Exercise: All the data must come back unchanged, except that pictures are left out.

Source material:
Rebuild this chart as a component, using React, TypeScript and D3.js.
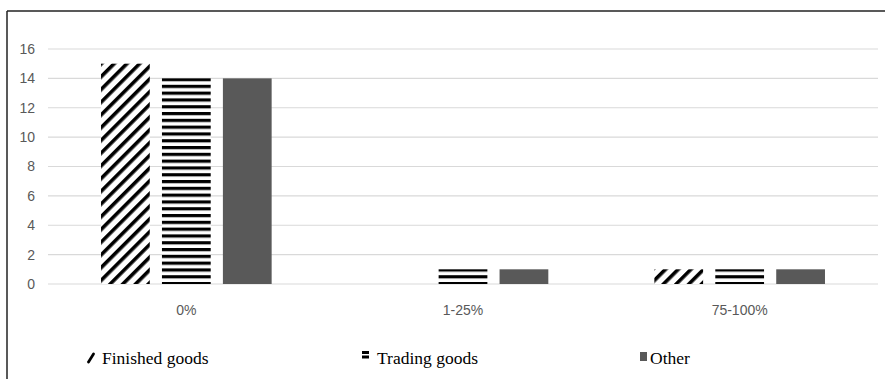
import React from "react";
import * as d3 from "d3";

// Share of revenue bands and number of firms per product type
const categories = ["0%", "1-25%", "75-100%"];
const seriesNames = ["Finished goods", "Trading goods", "Other"];
const finishedGoods = [15, 0, 1];
const tradingGoods = [14, 1, 1];
const otherGoods = [14, 1, 1];
const yTicks = [0, 2, 4, 6, 8, 10, 12, 14, 16];

const seriesValues = [finishedGoods, tradingGoods, otherGoods];
const fills = ["url(#diagStripes)", "url(#hStripes)", "#595959"];

const W = 885;
const H = 379;

export default function App() {
  const y = d3.scaleLinear().domain([0, 16]).range([284, 49]);
  const x = d3.scaleBand<string>().domain(categories).range([48, 878]);
  const xSub = d3
    .scaleBand<string>()
    .domain(seriesNames)
    .range([0, x.bandwidth()])
    .paddingInner(0.2)
    .paddingOuter(0.87);

  const legendX = [87, 362, 640];
  const legendTextGap = [15, 15, 10];
  const legendY = 364;

  return (
    <svg
      width={W}
      height={H}
      style={{ position: "absolute", left: 0, top: 0, background: "#fff" }}
    >
      <defs>
        <pattern
          id="diagStripes"
          patternUnits="userSpaceOnUse"
          width={9}
          height={9}
          patternTransform="rotate(45)"
        >
          <rect x={0} y={0} width={9} height={9} fill="#fff" />
          <rect x={0} y={0} width={3.6} height={9} fill="#000" />
        </pattern>
        <pattern
          id="hStripes"
          patternUnits="userSpaceOnUse"
          width={10}
          height={6.8}
          y={78}
        >
          <rect x={0} y={0} width={10} height={6.8} fill="#fff" />
          <rect x={0} y={0} width={10} height={3.2} fill="#000" />
        </pattern>
      </defs>

      {/* outer frame */}
      <line x1={7} y1={11} x2={W} y2={11} stroke="#222" strokeWidth={1.5} />
      <line x1={7} y1={11} x2={7} y2={H} stroke="#222" strokeWidth={1.5} />

      {/* gridlines and y tick labels */}
      {yTicks.map((t) => (
        <g key={t}>
          <line
            x1={48}
            x2={878}
            y1={y(t)}
            y2={y(t)}
            stroke="#d9d9d9"
            strokeWidth={1.2}
          />
          <text
            x={35}
            y={y(t)}
            dy="0.35em"
            textAnchor="end"
            fontFamily="'Liberation Sans', Arial, sans-serif"
            fontSize={14}
            fill="#595959"
          >
            {t}
          </text>
        </g>
      ))}

      {/* bars */}
      {categories.map((c, ci) => (
        <g key={c} transform={`translate(${x(c)},0)`}>
          {seriesNames.map((s, si) => {
            const v = seriesValues[si][ci];
            if (!v) return null;
            return (
              <rect
                key={s}
                x={xSub(s)}
                y={y(v)}
                width={xSub.bandwidth()}
                height={y(0) - y(v)}
                fill={fills[si]}
              />
            );
          })}
          <text
            x={x.bandwidth() / 2}
            y={315}
            textAnchor="middle"
            fontFamily="'Liberation Sans', Arial, sans-serif"
            fontSize={14}
            fill="#595959"
          >
            {c}
          </text>
        </g>
      ))}

      {/* legend */}
      <g>
        <line
          x1={legendX[0] + 1.5}
          y1={legendY - 2}
          x2={legendX[0] + 6.5}
          y2={legendY - 10}
          stroke="#000"
          strokeWidth={2.8}
          strokeLinecap="round"
        />
        <rect x={legendX[1]} y={legendY - 13} width={7} height={3} fill="#000" />
        <rect x={legendX[1]} y={legendY - 8.5} width={7} height={3} fill="#000" />
        <rect x={legendX[2]} y={legendY - 12} width={7} height={9} fill="#595959" />
        {seriesNames.map((s, i) => (
          <text
            key={s}
            x={legendX[i] + legendTextGap[i]}
            y={legendY}
            fontFamily="'Liberation Serif', 'Times New Roman', serif"
            fontSize={17.5}
            fill="#000"
          >
            {s}
          </text>
        ))}
      </g>
    </svg>
  );
}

Finished answer:
Rebuild this chart as a component, using React, TypeScript and D3.js.
import React from "react";
import * as d3 from "d3";

// Share of revenue bands and number of firms per product type
const categories = ["0%", "1-25%", "75-100%"];
const seriesNames = ["Finished goods", "Trading goods", "Other"];
const finishedGoods = [15, 0, 1];
const tradingGoods = [14, 1, 1];
const otherGoods = [14, 1, 1];
const yTicks = [0, 2, 4, 6, 8, 10, 12, 14, 16];

const seriesValues = [finishedGoods, tradingGoods, otherGoods];
const fills = ["url(#diagStripes)", "url(#hStripes)", "#595959"];

const W = 885;
const H = 379;

export default function App() {
  const y = d3.scaleLinear().domain([0, 16]).range([284, 49]);
  const x = d3.scaleBand<string>().domain(categories).range([48, 878]);
  const xSub = d3
    .scaleBand<string>()
    .domain(seriesNames)
    .range([0, x.bandwidth()])
    .paddingInner(0.2)
    .paddingOuter(0.87);

  const legendX = [87, 362, 640];
  const legendTextGap = [15, 15, 10];
  const legendY = 364;

  return (
    <svg
      width={W}
      height={H}
      style={{ position: "absolute", left: 0, top: 0, background: "#fff" }}
    >
      <defs>
        <pattern
          id="diagStripes"
          patternUnits="userSpaceOnUse"
          width={9}
          height={9}
          patternTransform="rotate(45)"
        >
          <rect x={0} y={0} width={9} height={9} fill="#fff" />
          <rect x={0} y={0} width={3.6} height={9} fill="#000" />
        </pattern>
        <pattern
          id="hStripes"
          patternUnits="userSpaceOnUse"
          width={10}
          height={6.8}
          y={78}
        >
          <rect x={0} y={0} width={10} height={6.8} fill="#fff" />
          <rect x={0} y={0} width={10} height={3.2} fill="#000" />
        </pattern>
      </defs>

      {/* outer frame */}
      <line x1={7} y1={11} x2={W} y2={11} stroke="#222" strokeWidth={1.5} />
      <line x1={7} y1={11} x2={7} y2={H} stroke="#222" strokeWidth={1.5} />

      {/* gridlines and y tick labels */}
      {yTicks.map((t) => (
        <g key={t}>
          <line
            x1={48}
            x2={878}
            y1={y(t)}
            y2={y(t)}
            stroke="#d9d9d9"
            strokeWidth={1.2}
          />
          <text
            x={35}
            y={y(t)}
            dy="0.35em"
            textAnchor="end"
            fontFamily="'Liberation Sans', Arial, sans-serif"
            fontSize={14}
            fill="#595959"
          >
            {t}
          </text>
        </g>
      ))}

      {/* bars */}
      {categories.map((c, ci) => (
        <g key={c} transform={`translate(${x(c)},0)`}>
          {seriesNames.map((s, si) => {
            const v = seriesValues[si][ci];
            if (!v) return null;
            return (
              <rect
                key={s}
                x={xSub(s)}
                y={y(v)}
                width={xSub.bandwidth()}
                height={y(0) - y(v)}
                fill={fills[si]}
              />
            );
          })}
          <text
            x={x.bandwidth() / 2}
            y={315}
            textAnchor="middle"
            fontFamily="'Liberation Sans', Arial, sans-serif"
            fontSize={14}
            fill="#595959"
          >
            {c}
          </text>
        </g>
      ))}

      {/* legend */}
      <g>
        <line
          x1={legendX[0] + 1.5}
          y1={legendY - 2}
          x2={legendX[0] + 6.5}
          y2={legendY - 10}
          stroke="#000"
          strokeWidth={2.8}
          strokeLinecap="round"
        />
        <rect x={legendX[1]} y={legendY - 13} width={7} height={3} fill="#000" />
        <rect x={legendX[1]} y={legendY - 8.5} width={7} height={3} fill="#000" />
        <rect x={legendX[2]} y={legendY - 12} width={7} height={9} fill="#595959" />
        {seriesNames.map((s, i) => (
          <text
            key={s}
            x={legendX[i] + legendTextGap[i]}
            y={legendY}
            fontFamily="'Liberation Serif', 'Times New Roman', serif"
            fontSize={17.5}
            fill="#000"
          >
            {s}
          </text>
        ))}
      </g>
    </svg>
  );
}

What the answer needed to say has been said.